-- start of Entries shown --

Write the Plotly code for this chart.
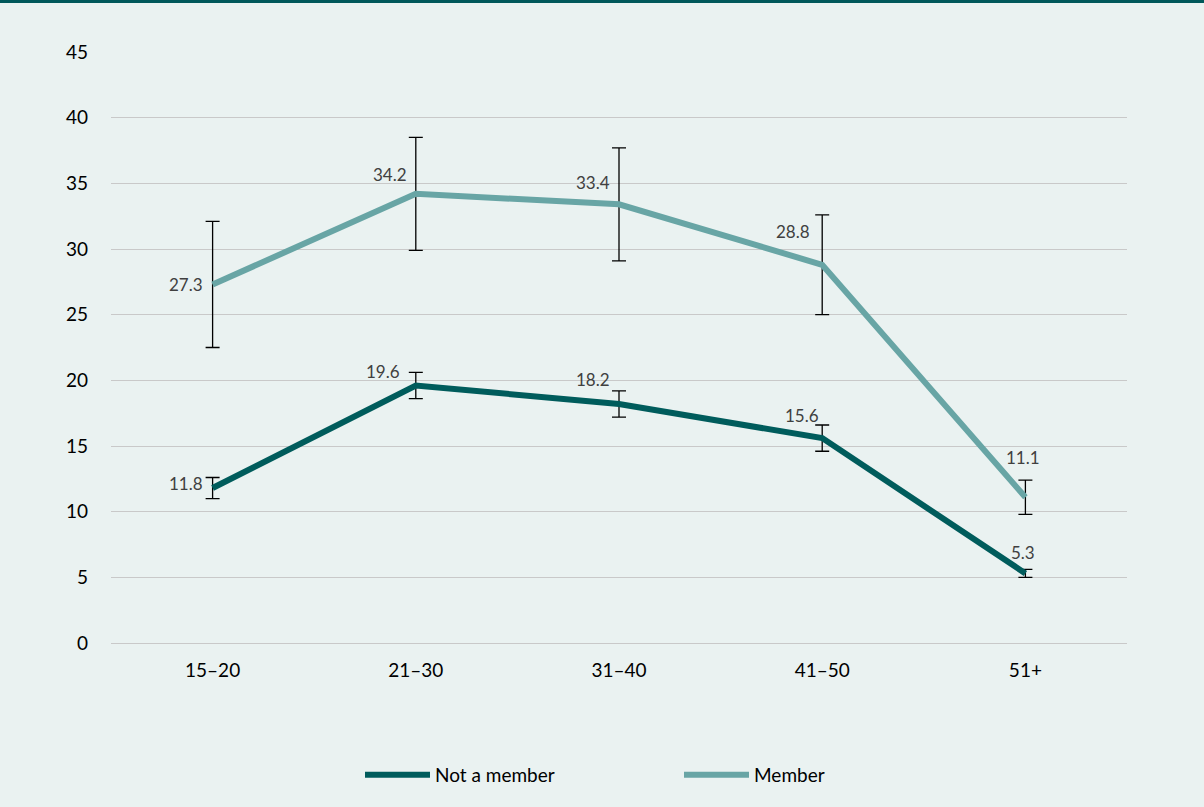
import plotly.graph_objects as go

categories = ["15–20", "21–30", "31–40", "41–50", "51+"]
not_member = [11.8, 19.6, 18.2, 15.6, 5.3]
not_member_err = [0.8, 1.0, 1.0, 1.0, 0.3]
member = [27.3, 34.2, 33.4, 28.8, 11.1]
member_err = [4.8, 4.3, 4.3, 3.8, 1.3]

# label offsets (px) relative to the point: (xanchor, xshift, yshift)
nm_label_offsets = [("right", -8, 5), ("right", -14, 14), ("right", -7, 24),
                    ("right", -1, 23), ("center", -2, 21)]
m_label_offsets = [("right", -8, 0), ("right", -7, 19), ("right", -7, 22),
                   ("right", -10, 33), ("center", -2, 40)]

DARK = "#005C5C"
LIGHT = "#68A5A5"
BG = "#EAF2F1"
FONT = "Lato, Carlito, Calibri, sans-serif"

fig = go.Figure()
for name, vals, errs, col, offs in [
        ("Not a member", not_member, not_member_err, DARK, nm_label_offsets),
        ("Member", member, member_err, LIGHT, m_label_offsets)]:
    fig.add_trace(go.Scatter(
        x=categories, y=vals, name=name, mode="lines",
        line=dict(color=col, width=6),
        error_y=dict(type="data", array=errs, visible=True, color="#000000",
                     thickness=1.3, width=7),
        cliponaxis=False,
    ))
    for c, v, (xa, xs, ys) in zip(categories, vals, offs):
        fig.add_annotation(x=c, y=v, text=f"{v:.1f}", showarrow=False,
                           xanchor=xa, yanchor="middle", xshift=xs, yshift=ys,
                           font=dict(family=FONT, size=17, color="#404040"))

fig.update_layout(
    width=1204, height=807,
    paper_bgcolor=BG, plot_bgcolor=BG,
    margin=dict(l=111, r=77, t=52, b=164),
    font=dict(family=FONT, size=19, color="#000000"),
    xaxis=dict(showgrid=False, showline=False, ticks="", tickfont=dict(size=19),
               range=[-0.5, 4.5], ticklabelstandoff=14),
    yaxis=dict(range=[0, 45], dtick=5, showgrid=True, gridcolor="#C9C9C9",
               gridwidth=1.3, zeroline=True, zerolinecolor="#C9C9C9",
               zerolinewidth=1.3, ticks="", tickfont=dict(size=19),
               ticklabelstandoff=22),
    legend=dict(orientation="h", x=(360 - 111) / 1016, xanchor="left",
                y=-0.223, yanchor="middle", font=dict(size=19),
                entrywidth=239, itemwidth=65, bgcolor="rgba(0,0,0,0)"),
    showlegend=True,
)
fig.add_shape(type="rect", xref="paper", yref="paper",
              x0=-0.2, x1=1.2, y0=1 + 49 / 591, y1=1 + 60 / 591,
              fillcolor="#00585A", line=dict(width=0), layer="above")

fig.write_html("out.html")
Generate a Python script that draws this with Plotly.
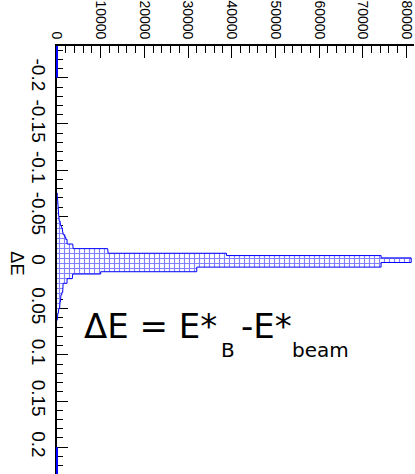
import plotly.graph_objects as go

# ---- data ----
bin_width = 0.0025
first_bin_index = -30  # lower edge of first bin = first_bin_index * bin_width
counts = [80, 100, 150, 200, 200, 250, 300, 300, 350, 400,
          450, 500, 700, 800, 1000, 1200, 1300, 1400, 1800, 2000,
          2300, 2300, 3600, 3700, 11600, 11700, 38800, 74200, 81100, 81100,
          74200, 74200, 32000, 32000, 10000, 3600, 3500, 2300, 2300, 1400,
          1400, 1300, 1300, 1100, 900, 900, 800, 700, 700, 600,
          400, 300, 200, 100, 50]
de_tickvals = [-0.2, -0.15, -0.1, -0.05, 0, 0.05, 0.1, 0.15, 0.2]
de_ticktext = ["-0.2", "-0.15", "-0.1", "-0.05", "0", "0.05", "0.1", "0.15", "0.2"]
count_tickvals = [0, 10000, 20000, 30000, 40000, 50000, 60000, 70000, 80000]
count_ticktext = ["0", "10000", "20000", "30000", "40000", "50000", "60000", "70000", "80000"]

# ---- step outline from bins ----
edges = [(first_bin_index + i) * bin_width for i in range(len(counts) + 1)]
xs, ys = [0], [edges[0]]
for i, c in enumerate(counts):
    xs += [c, c]
    ys += [edges[i], edges[i + 1]]
xs.append(0)
ys.append(edges[-1])

W, H = 415, 474
L, T = 57, 43
y_top, y_bot = -0.2344, 0.2290
x_max = 81740


def px(xpix):  # pixel x -> paper x
    return (xpix - L) / (W - L)


def py(ypix):  # pixel y -> paper y
    return (H - ypix) / (H - T)


fig = go.Figure()
fig.add_trace(go.Scatter(
    x=xs, y=ys, mode="lines", fill="toself",
    line=dict(color="#0000ff", width=1),
    fillcolor="white",
    fillpattern=dict(shape="+", size=5, solidity=0.4, fgcolor="#0000ff", bgcolor="white"),
    hoverinfo="skip", showlegend=False,
))

narrow = "Liberation Sans Narrow, Liberation Sans, Arial"
big = "DejaVu Sans, Liberation Sans, Arial"

fig.update_layout(
    width=W, height=H,
    margin=dict(l=L, r=0, t=T, b=0, pad=0),
    paper_bgcolor="white", plot_bgcolor="white",
    showlegend=False,
    xaxis=dict(
        side="top", range=[0, x_max], showgrid=False, zeroline=False,
        showline=True, linecolor="black", linewidth=1.5,
        ticks="inside", ticklen=12, tickwidth=1, tickcolor="black",
        tickvals=count_tickvals, ticktext=count_ticktext, tickangle=90,
        tickfont=dict(family=narrow, size=14, color="black"),
        ticklabeloverflow="allow",
        minor=dict(ticks="inside", ticklen=7, dtick=2000, tickcolor="black", tickwidth=1),
        layer="below traces",
    ),
    yaxis=dict(
        range=[y_bot, y_top], showgrid=False, zeroline=False,
        showline=True, linecolor="black", linewidth=2,
        ticks="inside", ticklen=11, tickwidth=1, tickcolor="black",
        tickvals=de_tickvals, ticktext=de_ticktext, tickangle=90,
        tickfont=dict(family=narrow, size=19, color="black"),
        ticklabeloverflow="allow",
        minor=dict(ticks="inside", ticklen=6, dtick=0.01, tickcolor="black", tickwidth=1),
        layer="below traces",
    ),
    shapes=[
        dict(type="line", xref="paper", yref="y", x0=0, x1=0, y0=y_top, y1=-0.2,
             line=dict(color="#0000ff", width=2)),
        dict(type="line", xref="paper", yref="y", x0=0, x1=0, y0=0.2, y1=y_bot,
             line=dict(color="#0000ff", width=2)),
    ],
    annotations=[
        dict(text="ΔE", xref="paper", yref="paper", x=px(16), y=py(262),
             showarrow=False, textangle=90, xanchor="center", yanchor="middle",
             font=dict(family=narrow, size=18, color="black")),
        dict(text="ΔE = E*", xref="paper", yref="paper", x=px(82), y=py(325),
             showarrow=False, xanchor="left", yanchor="middle",
             font=dict(family=big, size=34, color="black")),
        dict(text="B", xref="paper", yref="paper", x=px(219), y=py(349),
             showarrow=False, xanchor="left", yanchor="middle",
             font=dict(family=big, size=20, color="black")),
        dict(text="-E*", xref="paper", yref="paper", x=px(240), y=py(325),
             showarrow=False, xanchor="left", yanchor="middle",
             font=dict(family=big, size=34, color="black")),
        dict(text="beam", xref="paper", yref="paper", x=px(291), y=py(349),
             showarrow=False, xanchor="left", yanchor="middle",
             font=dict(family=big, size=20, color="black")),
    ],
)

fig.write_html("out.html")
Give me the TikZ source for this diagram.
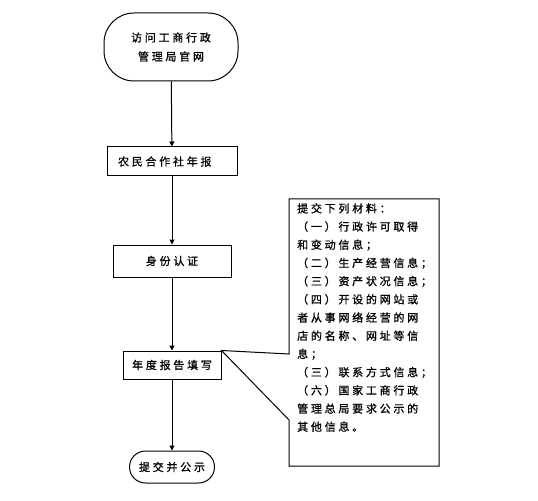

-- end of Entries shown --

_Instructions for the task:_ Every record must be copied exactly, with images dropped from the result.

_Task response:_
Write the Plotly code for this chart.
import plotly.graph_objects as go

categories = ["15–20", "21–30", "31–40", "41–50", "51+"]
not_member = [11.8, 19.6, 18.2, 15.6, 5.3]
not_member_err = [0.8, 1.0, 1.0, 1.0, 0.3]
member = [27.3, 34.2, 33.4, 28.8, 11.1]
member_err = [4.8, 4.3, 4.3, 3.8, 1.3]

# label offsets (px) relative to the point: (xanchor, xshift, yshift)
nm_label_offsets = [("right", -8, 5), ("right", -14, 14), ("right", -7, 24),
                    ("right", -1, 23), ("center", -2, 21)]
m_label_offsets = [("right", -8, 0), ("right", -7, 19), ("right", -7, 22),
                   ("right", -10, 33), ("center", -2, 40)]

DARK = "#005C5C"
LIGHT = "#68A5A5"
BG = "#EAF2F1"
FONT = "Lato, Carlito, Calibri, sans-serif"

fig = go.Figure()
for name, vals, errs, col, offs in [
        ("Not a member", not_member, not_member_err, DARK, nm_label_offsets),
        ("Member", member, member_err, LIGHT, m_label_offsets)]:
    fig.add_trace(go.Scatter(
        x=categories, y=vals, name=name, mode="lines",
        line=dict(color=col, width=6),
        error_y=dict(type="data", array=errs, visible=True, color="#000000",
                     thickness=1.3, width=7),
        cliponaxis=False,
    ))
    for c, v, (xa, xs, ys) in zip(categories, vals, offs):
        fig.add_annotation(x=c, y=v, text=f"{v:.1f}", showarrow=False,
                           xanchor=xa, yanchor="middle", xshift=xs, yshift=ys,
                           font=dict(family=FONT, size=17, color="#404040"))

fig.update_layout(
    width=1204, height=807,
    paper_bgcolor=BG, plot_bgcolor=BG,
    margin=dict(l=111, r=77, t=52, b=164),
    font=dict(family=FONT, size=19, color="#000000"),
    xaxis=dict(showgrid=False, showline=False, ticks="", tickfont=dict(size=19),
               range=[-0.5, 4.5], ticklabelstandoff=14),
    yaxis=dict(range=[0, 45], dtick=5, showgrid=True, gridcolor="#C9C9C9",
               gridwidth=1.3, zeroline=True, zerolinecolor="#C9C9C9",
               zerolinewidth=1.3, ticks="", tickfont=dict(size=19),
               ticklabelstandoff=22),
    legend=dict(orientation="h", x=(360 - 111) / 1016, xanchor="left",
                y=-0.223, yanchor="middle", font=dict(size=19),
                entrywidth=239, itemwidth=65, bgcolor="rgba(0,0,0,0)"),
    showlegend=True,
)
fig.add_shape(type="rect", xref="paper", yref="paper",
              x0=-0.2, x1=1.2, y0=1 + 49 / 591, y1=1 + 60 / 591,
              fillcolor="#00585A", line=dict(width=0), layer="above")

fig.write_html("out.html")
Generate a Python script that draws this with Plotly.
import plotly.graph_objects as go

# ---- data ----
bin_width = 0.0025
first_bin_index = -30  # lower edge of first bin = first_bin_index * bin_width
counts = [80, 100, 150, 200, 200, 250, 300, 300, 350, 400,
          450, 500, 700, 800, 1000, 1200, 1300, 1400, 1800, 2000,
          2300, 2300, 3600, 3700, 11600, 11700, 38800, 74200, 81100, 81100,
          74200, 74200, 32000, 32000, 10000, 3600, 3500, 2300, 2300, 1400,
          1400, 1300, 1300, 1100, 900, 900, 800, 700, 700, 600,
          400, 300, 200, 100, 50]
de_tickvals = [-0.2, -0.15, -0.1, -0.05, 0, 0.05, 0.1, 0.15, 0.2]
de_ticktext = ["-0.2", "-0.15", "-0.1", "-0.05", "0", "0.05", "0.1", "0.15", "0.2"]
count_tickvals = [0, 10000, 20000, 30000, 40000, 50000, 60000, 70000, 80000]
count_ticktext = ["0", "10000", "20000", "30000", "40000", "50000", "60000", "70000", "80000"]

# ---- step outline from bins ----
edges = [(first_bin_index + i) * bin_width for i in range(len(counts) + 1)]
xs, ys = [0], [edges[0]]
for i, c in enumerate(counts):
    xs += [c, c]
    ys += [edges[i], edges[i + 1]]
xs.append(0)
ys.append(edges[-1])

W, H = 415, 474
L, T = 57, 43
y_top, y_bot = -0.2344, 0.2290
x_max = 81740


def px(xpix):  # pixel x -> paper x
    return (xpix - L) / (W - L)


def py(ypix):  # pixel y -> paper y
    return (H - ypix) / (H - T)


fig = go.Figure()
fig.add_trace(go.Scatter(
    x=xs, y=ys, mode="lines", fill="toself",
    line=dict(color="#0000ff", width=1),
    fillcolor="white",
    fillpattern=dict(shape="+", size=5, solidity=0.4, fgcolor="#0000ff", bgcolor="white"),
    hoverinfo="skip", showlegend=False,
))

narrow = "Liberation Sans Narrow, Liberation Sans, Arial"
big = "DejaVu Sans, Liberation Sans, Arial"

fig.update_layout(
    width=W, height=H,
    margin=dict(l=L, r=0, t=T, b=0, pad=0),
    paper_bgcolor="white", plot_bgcolor="white",
    showlegend=False,
    xaxis=dict(
        side="top", range=[0, x_max], showgrid=False, zeroline=False,
        showline=True, linecolor="black", linewidth=1.5,
        ticks="inside", ticklen=12, tickwidth=1, tickcolor="black",
        tickvals=count_tickvals, ticktext=count_ticktext, tickangle=90,
        tickfont=dict(family=narrow, size=14, color="black"),
        ticklabeloverflow="allow",
        minor=dict(ticks="inside", ticklen=7, dtick=2000, tickcolor="black", tickwidth=1),
        layer="below traces",
    ),
    yaxis=dict(
        range=[y_bot, y_top], showgrid=False, zeroline=False,
        showline=True, linecolor="black", linewidth=2,
        ticks="inside", ticklen=11, tickwidth=1, tickcolor="black",
        tickvals=de_tickvals, ticktext=de_ticktext, tickangle=90,
        tickfont=dict(family=narrow, size=19, color="black"),
        ticklabeloverflow="allow",
        minor=dict(ticks="inside", ticklen=6, dtick=0.01, tickcolor="black", tickwidth=1),
        layer="below traces",
    ),
    shapes=[
        dict(type="line", xref="paper", yref="y", x0=0, x1=0, y0=y_top, y1=-0.2,
             line=dict(color="#0000ff", width=2)),
        dict(type="line", xref="paper", yref="y", x0=0, x1=0, y0=0.2, y1=y_bot,
             line=dict(color="#0000ff", width=2)),
    ],
    annotations=[
        dict(text="ΔE", xref="paper", yref="paper", x=px(16), y=py(262),
             showarrow=False, textangle=90, xanchor="center", yanchor="middle",
             font=dict(family=narrow, size=18, color="black")),
        dict(text="ΔE = E*", xref="paper", yref="paper", x=px(82), y=py(325),
             showarrow=False, xanchor="left", yanchor="middle",
             font=dict(family=big, size=34, color="black")),
        dict(text="B", xref="paper", yref="paper", x=px(219), y=py(349),
             showarrow=False, xanchor="left", yanchor="middle",
             font=dict(family=big, size=20, color="black")),
        dict(text="-E*", xref="paper", yref="paper", x=px(240), y=py(325),
             showarrow=False, xanchor="left", yanchor="middle",
             font=dict(family=big, size=34, color="black")),
        dict(text="beam", xref="paper", yref="paper", x=px(291), y=py(349),
             showarrow=False, xanchor="left", yanchor="middle",
             font=dict(family=big, size=20, color="black")),
    ],
)

fig.write_html("out.html")
Give me the TikZ source for this diagram.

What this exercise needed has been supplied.